Aparentemente, a casa era ampla, pois tinha espaço para uma grande biblioteca. No lado de fora, ele plantou uma macieira e cultivou batatas, abóboras, rabanetes e melões.
Seu prato preferido era “nabos cozidos e, depois, assados” e sua bebida preferida era “água pura”.
Vegetariano, ele confeccionava suas próprias roupas de linho, para evitar a exploração dos animais. Não usava nem mesmo lã de ovelha. E não consumia nenhum produto que pudesse ter sido produzido por mãos escravizadas.
Em 1758 — o ano anterior à morte de Lay, com 77 anos de idade —, a reunião anual dos quakers na Filadélfia, depois de muita agitação desde o princípio, formou um processo para disciplinar e, por fim, repudiar os quakers que comerciavam pessoas escravizadas.
A escravidão propriamente dita continuaria sendo permitida por mais 18 anos, mas “Lay entendeu que era o princípio do fim”, segundo Rediker. E, quando recebeu a notícia, ele exclamou: “Agora posso morrer em paz”.

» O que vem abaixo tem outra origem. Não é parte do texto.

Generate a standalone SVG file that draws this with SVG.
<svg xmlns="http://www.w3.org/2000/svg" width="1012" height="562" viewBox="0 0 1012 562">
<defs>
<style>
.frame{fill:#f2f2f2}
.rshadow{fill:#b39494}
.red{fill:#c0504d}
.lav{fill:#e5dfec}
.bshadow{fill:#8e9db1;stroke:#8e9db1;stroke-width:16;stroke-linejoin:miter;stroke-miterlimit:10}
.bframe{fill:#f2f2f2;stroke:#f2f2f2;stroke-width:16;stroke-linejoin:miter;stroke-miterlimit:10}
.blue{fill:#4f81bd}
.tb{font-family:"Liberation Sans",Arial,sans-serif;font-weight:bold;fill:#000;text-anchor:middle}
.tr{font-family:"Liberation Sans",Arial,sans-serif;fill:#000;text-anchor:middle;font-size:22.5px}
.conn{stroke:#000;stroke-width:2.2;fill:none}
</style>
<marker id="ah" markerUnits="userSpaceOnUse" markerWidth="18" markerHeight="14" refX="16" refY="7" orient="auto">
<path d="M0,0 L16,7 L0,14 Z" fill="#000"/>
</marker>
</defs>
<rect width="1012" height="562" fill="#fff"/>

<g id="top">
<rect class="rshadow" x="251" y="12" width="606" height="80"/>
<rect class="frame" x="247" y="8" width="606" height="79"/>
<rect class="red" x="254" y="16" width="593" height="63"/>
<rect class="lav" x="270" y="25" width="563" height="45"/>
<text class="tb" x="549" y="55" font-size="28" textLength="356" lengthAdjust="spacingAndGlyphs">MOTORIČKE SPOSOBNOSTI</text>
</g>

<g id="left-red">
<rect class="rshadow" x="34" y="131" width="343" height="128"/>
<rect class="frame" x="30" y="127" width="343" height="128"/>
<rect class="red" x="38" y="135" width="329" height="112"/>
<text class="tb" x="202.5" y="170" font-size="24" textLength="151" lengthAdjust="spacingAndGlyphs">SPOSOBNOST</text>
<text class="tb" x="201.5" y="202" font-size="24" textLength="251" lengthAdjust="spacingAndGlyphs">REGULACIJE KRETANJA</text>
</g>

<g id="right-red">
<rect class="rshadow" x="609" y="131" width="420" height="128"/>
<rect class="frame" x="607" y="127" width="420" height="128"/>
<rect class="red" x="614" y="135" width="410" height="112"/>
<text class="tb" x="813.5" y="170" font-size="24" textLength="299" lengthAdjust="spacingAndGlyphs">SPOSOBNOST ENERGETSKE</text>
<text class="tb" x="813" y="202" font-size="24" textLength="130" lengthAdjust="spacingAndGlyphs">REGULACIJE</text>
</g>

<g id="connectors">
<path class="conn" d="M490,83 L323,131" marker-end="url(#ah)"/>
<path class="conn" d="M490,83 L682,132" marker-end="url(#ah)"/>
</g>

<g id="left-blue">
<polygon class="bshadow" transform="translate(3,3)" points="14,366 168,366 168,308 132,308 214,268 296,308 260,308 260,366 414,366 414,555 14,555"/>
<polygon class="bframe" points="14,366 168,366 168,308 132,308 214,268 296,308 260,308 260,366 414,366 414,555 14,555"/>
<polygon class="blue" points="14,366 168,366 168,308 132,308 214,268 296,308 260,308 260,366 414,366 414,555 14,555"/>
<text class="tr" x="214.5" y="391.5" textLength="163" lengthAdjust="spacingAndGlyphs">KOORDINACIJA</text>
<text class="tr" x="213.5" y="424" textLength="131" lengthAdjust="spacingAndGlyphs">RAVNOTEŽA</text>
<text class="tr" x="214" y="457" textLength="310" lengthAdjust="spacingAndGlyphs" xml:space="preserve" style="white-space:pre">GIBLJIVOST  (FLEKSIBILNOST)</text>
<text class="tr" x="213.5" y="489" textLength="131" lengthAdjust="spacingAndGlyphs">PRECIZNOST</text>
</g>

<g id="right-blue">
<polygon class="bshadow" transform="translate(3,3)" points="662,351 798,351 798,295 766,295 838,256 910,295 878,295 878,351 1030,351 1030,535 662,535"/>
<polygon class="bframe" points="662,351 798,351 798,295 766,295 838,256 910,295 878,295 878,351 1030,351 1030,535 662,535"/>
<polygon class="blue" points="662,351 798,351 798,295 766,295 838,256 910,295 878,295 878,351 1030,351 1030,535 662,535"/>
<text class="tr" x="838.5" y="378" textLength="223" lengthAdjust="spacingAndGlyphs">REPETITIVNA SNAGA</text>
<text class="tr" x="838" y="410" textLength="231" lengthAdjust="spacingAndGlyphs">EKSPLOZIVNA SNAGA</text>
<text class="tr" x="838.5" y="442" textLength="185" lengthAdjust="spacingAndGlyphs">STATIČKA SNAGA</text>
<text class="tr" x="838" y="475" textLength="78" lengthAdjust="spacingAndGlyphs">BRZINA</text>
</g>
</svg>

Os quakers ficariam à frente da campanha contra a escravidão, que seria finalmente abolida nos Estados Unidos em 1865.
Um mundo melhor
Durante sua longa vida, Benjamin Lay foi repudiado tanto pelos quakers de Abington e da Filadélfia, nos Estados Unidos, quanto por grupos em Colchester e em Londres, no Reino Unido.
Sua certeza moral significava que ele não poderia permitir que os traficantes de pessoas escravizadas no seu meio deixassem de ser questionados, mas suas denúncias os deixavam furiosos.

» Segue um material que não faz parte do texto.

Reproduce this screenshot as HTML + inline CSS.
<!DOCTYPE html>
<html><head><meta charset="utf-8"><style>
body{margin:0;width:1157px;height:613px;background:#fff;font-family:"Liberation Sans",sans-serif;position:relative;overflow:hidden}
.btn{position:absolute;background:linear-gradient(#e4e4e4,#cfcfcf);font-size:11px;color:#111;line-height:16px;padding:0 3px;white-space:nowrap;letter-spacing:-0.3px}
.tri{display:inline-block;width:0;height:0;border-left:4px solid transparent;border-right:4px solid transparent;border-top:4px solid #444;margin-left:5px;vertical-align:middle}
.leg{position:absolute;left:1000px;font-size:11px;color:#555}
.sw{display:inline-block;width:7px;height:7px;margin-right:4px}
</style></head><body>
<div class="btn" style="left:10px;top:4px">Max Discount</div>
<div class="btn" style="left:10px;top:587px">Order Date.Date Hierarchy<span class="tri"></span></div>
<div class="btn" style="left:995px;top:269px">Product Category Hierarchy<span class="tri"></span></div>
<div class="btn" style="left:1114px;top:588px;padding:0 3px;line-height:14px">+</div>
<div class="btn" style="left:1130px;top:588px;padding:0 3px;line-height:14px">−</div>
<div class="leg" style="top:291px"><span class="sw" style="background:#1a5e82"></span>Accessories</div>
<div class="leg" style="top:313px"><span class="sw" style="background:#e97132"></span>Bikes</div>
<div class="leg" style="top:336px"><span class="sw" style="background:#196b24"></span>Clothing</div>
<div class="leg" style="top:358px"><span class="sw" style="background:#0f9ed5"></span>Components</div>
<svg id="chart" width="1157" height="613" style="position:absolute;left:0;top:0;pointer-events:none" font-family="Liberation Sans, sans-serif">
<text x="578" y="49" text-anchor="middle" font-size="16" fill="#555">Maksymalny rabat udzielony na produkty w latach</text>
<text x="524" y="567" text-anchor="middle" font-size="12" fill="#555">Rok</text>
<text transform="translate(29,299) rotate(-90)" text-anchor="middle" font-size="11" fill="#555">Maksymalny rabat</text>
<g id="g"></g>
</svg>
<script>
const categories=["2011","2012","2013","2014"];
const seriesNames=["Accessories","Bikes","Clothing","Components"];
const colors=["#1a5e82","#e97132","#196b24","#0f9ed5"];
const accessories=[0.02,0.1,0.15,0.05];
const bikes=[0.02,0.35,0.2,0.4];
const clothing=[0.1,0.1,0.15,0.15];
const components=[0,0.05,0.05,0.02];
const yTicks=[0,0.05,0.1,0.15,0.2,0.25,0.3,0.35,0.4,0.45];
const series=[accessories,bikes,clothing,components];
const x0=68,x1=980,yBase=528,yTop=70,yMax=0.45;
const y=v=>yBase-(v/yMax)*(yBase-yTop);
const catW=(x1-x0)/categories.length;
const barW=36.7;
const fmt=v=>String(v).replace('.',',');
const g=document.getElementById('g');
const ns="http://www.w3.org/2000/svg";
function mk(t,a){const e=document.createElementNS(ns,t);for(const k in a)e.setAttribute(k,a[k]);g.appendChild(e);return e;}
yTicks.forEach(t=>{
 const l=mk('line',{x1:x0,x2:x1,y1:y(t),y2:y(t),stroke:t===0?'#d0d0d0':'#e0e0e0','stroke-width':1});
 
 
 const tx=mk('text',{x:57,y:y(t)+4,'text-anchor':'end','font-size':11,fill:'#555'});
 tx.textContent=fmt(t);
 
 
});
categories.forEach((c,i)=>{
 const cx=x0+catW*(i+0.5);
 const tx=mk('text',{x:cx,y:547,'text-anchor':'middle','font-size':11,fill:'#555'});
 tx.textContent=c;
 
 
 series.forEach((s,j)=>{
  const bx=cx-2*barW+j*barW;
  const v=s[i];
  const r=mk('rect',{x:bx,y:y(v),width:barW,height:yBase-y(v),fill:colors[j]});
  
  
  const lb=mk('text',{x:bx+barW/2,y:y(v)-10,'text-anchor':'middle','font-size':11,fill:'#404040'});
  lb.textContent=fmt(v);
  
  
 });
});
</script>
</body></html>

“Eles o ridicularizavam, interrompiam... muitos o desprezaram como deficiente mental e transtornado de alguma forma, já que ele se opunha ao sentido comum da época”, afirma seu biógrafo.

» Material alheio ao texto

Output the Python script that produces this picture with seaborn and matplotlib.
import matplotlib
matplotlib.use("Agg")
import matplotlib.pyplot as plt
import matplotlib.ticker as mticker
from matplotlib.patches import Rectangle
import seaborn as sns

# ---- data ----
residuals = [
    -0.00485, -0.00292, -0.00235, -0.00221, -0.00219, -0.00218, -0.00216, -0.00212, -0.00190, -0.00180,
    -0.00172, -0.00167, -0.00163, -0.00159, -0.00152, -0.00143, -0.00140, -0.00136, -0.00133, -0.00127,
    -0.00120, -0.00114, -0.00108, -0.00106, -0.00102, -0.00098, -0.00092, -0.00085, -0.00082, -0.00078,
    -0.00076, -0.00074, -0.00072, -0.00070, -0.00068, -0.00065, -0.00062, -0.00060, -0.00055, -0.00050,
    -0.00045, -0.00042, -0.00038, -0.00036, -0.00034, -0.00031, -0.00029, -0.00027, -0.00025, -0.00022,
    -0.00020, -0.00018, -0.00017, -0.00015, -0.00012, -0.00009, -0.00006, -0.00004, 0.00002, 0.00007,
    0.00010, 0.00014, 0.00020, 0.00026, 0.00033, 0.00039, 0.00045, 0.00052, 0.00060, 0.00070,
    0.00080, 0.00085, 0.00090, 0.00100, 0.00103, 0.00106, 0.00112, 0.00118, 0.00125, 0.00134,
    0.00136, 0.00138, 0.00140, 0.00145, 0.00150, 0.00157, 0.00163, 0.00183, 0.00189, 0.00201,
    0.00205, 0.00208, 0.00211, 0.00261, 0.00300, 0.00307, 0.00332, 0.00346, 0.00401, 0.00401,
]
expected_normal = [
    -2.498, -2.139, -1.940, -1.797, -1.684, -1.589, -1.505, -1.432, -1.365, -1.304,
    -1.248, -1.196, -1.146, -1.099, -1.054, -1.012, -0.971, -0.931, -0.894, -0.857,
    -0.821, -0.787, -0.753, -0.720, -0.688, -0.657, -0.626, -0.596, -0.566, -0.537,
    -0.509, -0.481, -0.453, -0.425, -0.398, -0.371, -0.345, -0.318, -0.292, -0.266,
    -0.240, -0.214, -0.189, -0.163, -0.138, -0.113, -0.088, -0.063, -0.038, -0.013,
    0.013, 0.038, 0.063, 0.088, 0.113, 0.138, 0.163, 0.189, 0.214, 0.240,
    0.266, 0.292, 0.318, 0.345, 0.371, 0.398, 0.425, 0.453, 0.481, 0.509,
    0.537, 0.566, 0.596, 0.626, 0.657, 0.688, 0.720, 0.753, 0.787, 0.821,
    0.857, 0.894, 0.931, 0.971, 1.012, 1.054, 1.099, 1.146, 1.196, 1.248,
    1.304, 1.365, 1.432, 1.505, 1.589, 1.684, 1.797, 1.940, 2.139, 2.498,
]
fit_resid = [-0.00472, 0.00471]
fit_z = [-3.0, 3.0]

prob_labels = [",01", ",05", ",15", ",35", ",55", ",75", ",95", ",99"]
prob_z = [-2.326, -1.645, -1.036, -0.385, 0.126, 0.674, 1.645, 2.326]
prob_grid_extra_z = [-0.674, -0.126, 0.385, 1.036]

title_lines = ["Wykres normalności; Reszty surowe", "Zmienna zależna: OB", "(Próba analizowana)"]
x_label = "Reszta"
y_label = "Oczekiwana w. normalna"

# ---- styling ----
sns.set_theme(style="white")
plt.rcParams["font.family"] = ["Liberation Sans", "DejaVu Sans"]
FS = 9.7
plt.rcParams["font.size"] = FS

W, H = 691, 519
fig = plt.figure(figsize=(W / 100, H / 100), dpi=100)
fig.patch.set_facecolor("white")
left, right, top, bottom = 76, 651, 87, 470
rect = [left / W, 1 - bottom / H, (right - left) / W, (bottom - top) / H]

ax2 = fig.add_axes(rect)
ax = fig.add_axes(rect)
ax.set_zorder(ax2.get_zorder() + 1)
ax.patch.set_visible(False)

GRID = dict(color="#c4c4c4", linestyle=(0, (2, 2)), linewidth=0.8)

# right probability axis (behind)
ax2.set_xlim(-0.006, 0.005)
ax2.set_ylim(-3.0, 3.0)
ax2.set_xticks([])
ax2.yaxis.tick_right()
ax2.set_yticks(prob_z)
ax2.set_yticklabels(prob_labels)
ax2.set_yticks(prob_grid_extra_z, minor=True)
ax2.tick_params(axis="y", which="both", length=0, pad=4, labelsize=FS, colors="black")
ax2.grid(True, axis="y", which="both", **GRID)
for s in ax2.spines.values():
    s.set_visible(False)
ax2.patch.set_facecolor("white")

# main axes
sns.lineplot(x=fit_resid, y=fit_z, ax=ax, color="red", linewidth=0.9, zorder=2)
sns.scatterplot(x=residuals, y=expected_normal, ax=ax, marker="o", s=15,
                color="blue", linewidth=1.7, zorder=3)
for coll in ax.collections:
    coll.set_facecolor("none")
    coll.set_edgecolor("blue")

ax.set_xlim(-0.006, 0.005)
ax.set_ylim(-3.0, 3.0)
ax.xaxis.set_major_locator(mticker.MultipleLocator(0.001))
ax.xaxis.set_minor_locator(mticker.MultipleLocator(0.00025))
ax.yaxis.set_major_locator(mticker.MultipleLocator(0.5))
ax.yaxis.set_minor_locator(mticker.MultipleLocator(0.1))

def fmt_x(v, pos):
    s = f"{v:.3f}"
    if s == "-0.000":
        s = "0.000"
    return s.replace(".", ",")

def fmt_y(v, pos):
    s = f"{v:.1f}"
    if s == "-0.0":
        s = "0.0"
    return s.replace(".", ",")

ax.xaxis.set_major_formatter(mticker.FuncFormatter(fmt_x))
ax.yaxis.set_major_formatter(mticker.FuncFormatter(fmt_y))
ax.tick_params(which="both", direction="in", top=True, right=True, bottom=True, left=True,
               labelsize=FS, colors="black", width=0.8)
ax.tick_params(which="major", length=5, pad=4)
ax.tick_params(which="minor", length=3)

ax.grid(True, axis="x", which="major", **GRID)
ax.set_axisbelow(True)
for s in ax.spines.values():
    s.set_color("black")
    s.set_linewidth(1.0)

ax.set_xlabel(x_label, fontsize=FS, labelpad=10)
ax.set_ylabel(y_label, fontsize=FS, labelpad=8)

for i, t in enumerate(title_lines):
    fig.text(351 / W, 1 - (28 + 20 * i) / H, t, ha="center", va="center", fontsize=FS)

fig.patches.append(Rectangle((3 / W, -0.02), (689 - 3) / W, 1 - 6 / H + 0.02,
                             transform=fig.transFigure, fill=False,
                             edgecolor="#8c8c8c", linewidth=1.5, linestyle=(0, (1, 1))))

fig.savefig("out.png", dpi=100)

Depois de quase 300 anos, quatro grupos vinculados aos que o repudiaram reconheceram seu erro. Um deles — os quakers do norte de Londres — reconheceu, em 2017, que o grupo “não havia percorrido o caminho que, mais tarde, perceberíamos como sendo justo”.
“Foi corrigida uma injustiça histórica”, segundo o escritor Tim Gee, quaker de Londres.
Para Gee, o legado duradouro de Lay é que ele teve “uma visão de um mundo melhor. Ele conseguiu ver as injustiças básicas da sociedade que eram consideradas normais e as trouxe para a luz.”